Kedua, faktor asal-usul pemain. Dalam sebuah klub, faktor uang kerap menjadi pertimbangan dalam pengelolaannya. Seiring  maraknya globalisasi yang mengaburkan batas-batas negara, sebuah klub relatif lebih bebas memiliki pemain tanpa mempertimbangkan asal-usul negara. Tak heran bila banyak klub kaya membeli pemain bintang tanpa mempedulikan asal-usul negara sang bintang. Sedangkan di tim nasional, pelatih hanya boleh memanggil pemain yang memiliki status kewarganegaraan tim nasional yang diwakilinya. Dan kita semua tahu, tidak mudah menjadi warga negara sebuah bangsa. Maka, mencari pemain untuk memperkuat tim nasional lebih sulit ketimbang mencari pemain untuk klub. Bila seorang pemain dibeli oleh sebuah klub dan berhasil, ia hanya akan menjadi kebanggaan klub itu. Namun bila seorang pemain dipanggil memperkuat tim nasional dan sukses, ia menjadi kebanggaan negara, melewati sekat-sekat klub yang berkompetisi di negerinya.
Faktor Usia
Faktor ketiga adalah  waktu. Tidak seperti kejuaraan antar klub, kejuaraan antar negara tidak berlangsung setiap tahun. Artinya kesempatan  meraih prestasi tertinggi lebih sedikit. Bila gagal meraih prestasi saat ini, belum tentu kesempatan yang sama akan datang dua atau empat tahun kemudian. Faktor usia,  kondisi fisik, dan munculnya pesaing kerap menjadi penghalang.

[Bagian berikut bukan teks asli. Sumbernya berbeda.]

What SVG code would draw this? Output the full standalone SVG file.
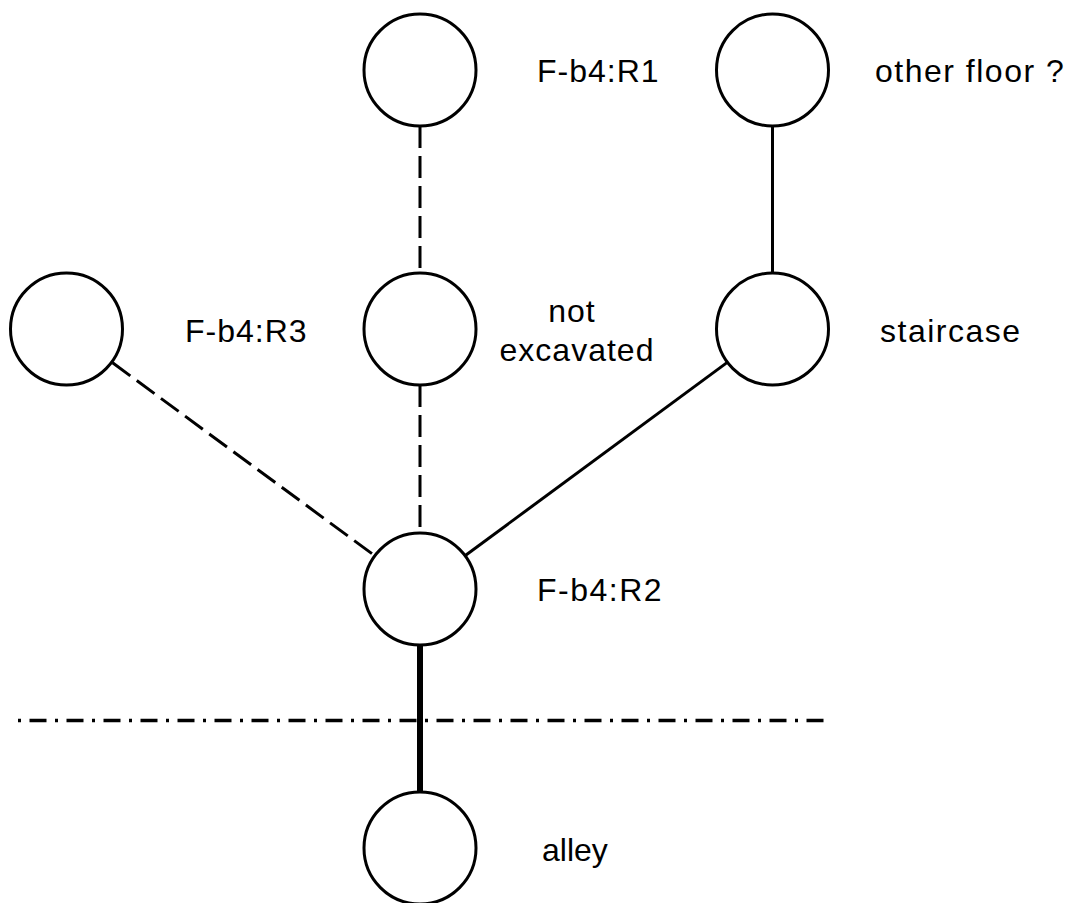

Tumpulnya Messi di tim nasional Argentina juga mengajarkan satu hal: bahwa sepakbola adalah olahraga tim. Sehebat apapun seorang pemain, ia tidak berdaya tanpa dukungan rekan-rekan satu tim. Di Barcelona, Messi mendapat dukungan dari pemain-pemain semisal Xavi Hernandez dan Andres Iniesta, sesuatu yang tidak ia dapatkan di tim nasional Argentina.